第42节

他看着我。

一时无声,只听见五皇姐大哭。

他朝我伸手,“蚂蚱给我拿出去。”

我奥奥两声,赶紧连着笼子全给他。

秦宿瑜沉着眉走了出去。

我呼出一口气,扯来椅子坐下跟五皇姐道,“五皇姐,寡人不是有意的,你别哭了。”

五皇姐抽噎着,“陛下您来看臣还带着这么个玩意儿,您是盼着臣死吧。”

我没盼着她死,我就是哄她开心的,但她哭的更伤心了。

我的罪过。

“你爱个粉,寡人想尽办法才找到粉蚂蚱,哪知你怕它?”

五皇姐抹干泪,弱着声道,“您对臣的好,臣记下了。”

这话说的生疏,她从前跟我最会说些亲近的话,现在就骤然隔开了。

孙太妃的事她心里生了疙瘩,我也清楚,她约莫对我有怨气,小产了身边也没个亲人在,母妃又被发到帝陵,她连宫里都不能回,只能等我来看她。

可怜。

我柔声道,“五皇姐,寡人给你带了好多衣裳首饰,都是照着你的喜好挑的。”

五皇姐没精打采的嗯了一下,垂着眼道,“劳陛下挂念。”

我揪着手,忖度话道,“怎么就夜里摔着了?驸马都没扶着吗?”

我不大信她会摔下床,裴煦捣鬼倒有可能。

五皇姐摇一下头,含泪瞅我道,“臣有孕后就和他分房了,夜里都是侍女守着,他常过来看,前儿夜里臣腹胀,想下床走走,叫了那侍女好几声,她跟睡死了一样,臣只得自己起来,将好狗儿趴在床下,臣一不小心就踩到它身上,滑倒了。”

她又连着泪哭,“要不是驸马,臣还得在地上趟半夜。”

我倒是把裴煦想坏了,他也没那么恶毒。

我挺嫌弃我自己的,我也不是什么好东西,却在指责裴煦,分明我比他更混蛋,却在五皇姐面前装的一派天真,父皇说我得不到他一星半点真传,这话可错了,我如今在对五皇姐这件事上表现的机智阴险可不就是和他一脉相传,不对,叫青出于蓝。

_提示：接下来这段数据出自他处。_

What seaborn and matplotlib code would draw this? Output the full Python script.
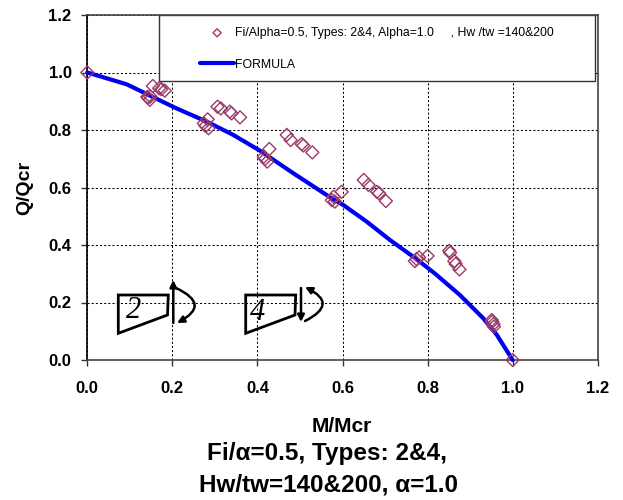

没什么好得意的,我是皇帝,就得亲情不顾,秦宿瑜之前说我和他是一对孤寡,总结的很到位,孤家寡人,独享天下,谁也不能窥探父皇的江山。

我安慰她道,“人没事就好,五皇姐你把身子养好了,再想要千儿八百个孩子也不是问题。”

千儿八百个孩子那都得是女孩儿,男孩儿还是留不了,残忍是残忍,也没别的办法。

办法好像也有,如果五皇姐能跟我表露忠诚,一心向我,我可以劝劝秦宿瑜放过她,让她能儿孙满堂。

我望了望她,感觉不太能,孙家在呢,我又想要钱,就得让孙家活,孙家活就会想着推翻我,这就是个死循环,五皇姐被牵制在其,她站在孙家这边,她就得承受皇权带来的压制。

五皇姐面有愁苦,“臣身上恶露不止,还不知何时能见好。”

她说过羞红起脸,“这话不当在陛下您面前提。”

恶露听着就不是好词,我担心道,“寡人让太医给你瞧瞧。”

五皇姐绞着帕子道,“臣府里有医女,这病是女人病,太医看不方便。”

女人病确实麻烦,太医院多是男人,但也有专门给后宫看病的,我倒是能让人进公主府,就是看五皇姐这样子面薄,大约要羞死。